By Kishi (Kishi) on Saturday, November 29, 2003 - 09:35 am: Edit

What is the difference between a LAC and a big university? Which is better for what?

By Nitroxideracer (Nitroxideracer) on Saturday, November 29, 2003 - 12:39 pm: Edit

As far as I know, a Liberal Arts College sets you up for one of two things:

1) Graduate Study
2) Research (i.e. Graduate Study)

Though I'm not an expert. LACs endow you with the "basics" of all the stuff you can do in grad school, but they are a bit less pre-professionally organized. They obviously are smaller, and thus offer a lot less choices, but can be great for highly-motivated people who don't know what they want to do.

By Haon (Haon) on Saturday, November 29, 2003 - 03:09 pm: Edit

Not true...many Universities have "colleges of liberal arts" which are basically LACs within a University.

Tech schools (MIT, GIT) are obviously more preprofessional than LACs, but LAC and Unis really set you up for the same thing in life.

The advantage of LACs is close faculty attention and interaction, smaller classes, more attention to the individual student, tighter alumni networks, and usually better comunities. The advantage of Universities is slightly more research opportunities (unfortunately, usually only for the top students), more class offerings, and more name recognition among the general public.

I'd obviously recommend an LAC above a University to any but a few prospective students.

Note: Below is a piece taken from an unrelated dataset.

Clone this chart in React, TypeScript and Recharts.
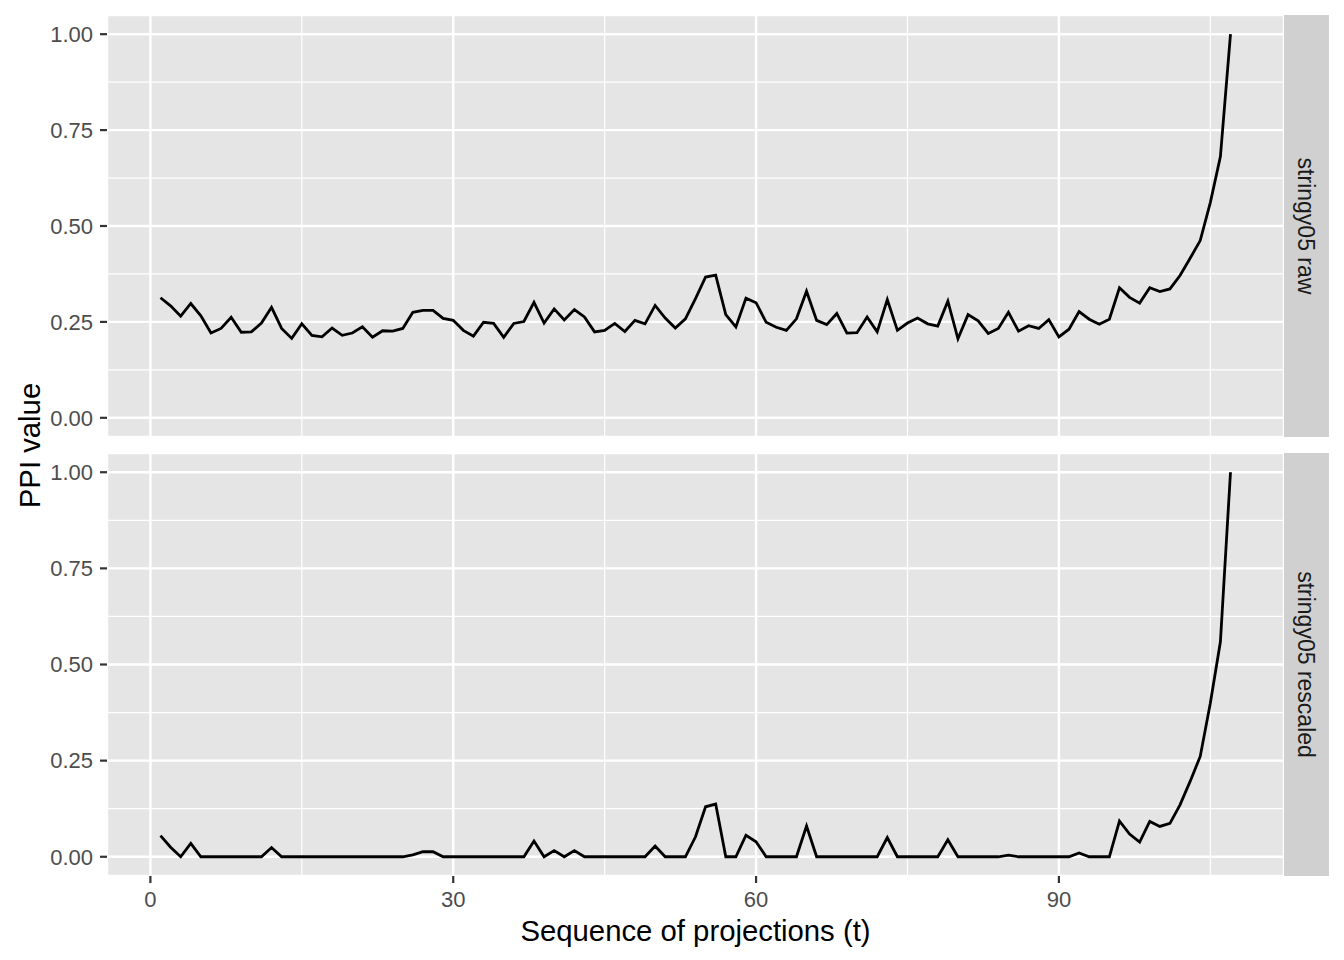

By Ariesathena (Ariesathena) on Saturday, November 29, 2003 - 06:35 pm: Edit

Haon's definitions of liberal arts vs. universities are good... I'll add a few things on the university side. When there is a graduate programme, there are usually a bunch of upper-level classes to choose from... it's not just more classes, but you can take more at a higher level. You can do more research, but it depends on the school. A huge (15,000 enrolled) university won't offer much for research, but a small university will offer a lot more. As a chemical engineer in a small university that was much like a liberal arts school, at least 80% of my classmates did research with professors and graduate students. 20% of them got a head start on master's work. However, I think that my alma mater is more the exception than the rule in getting those numbers of students to do real research.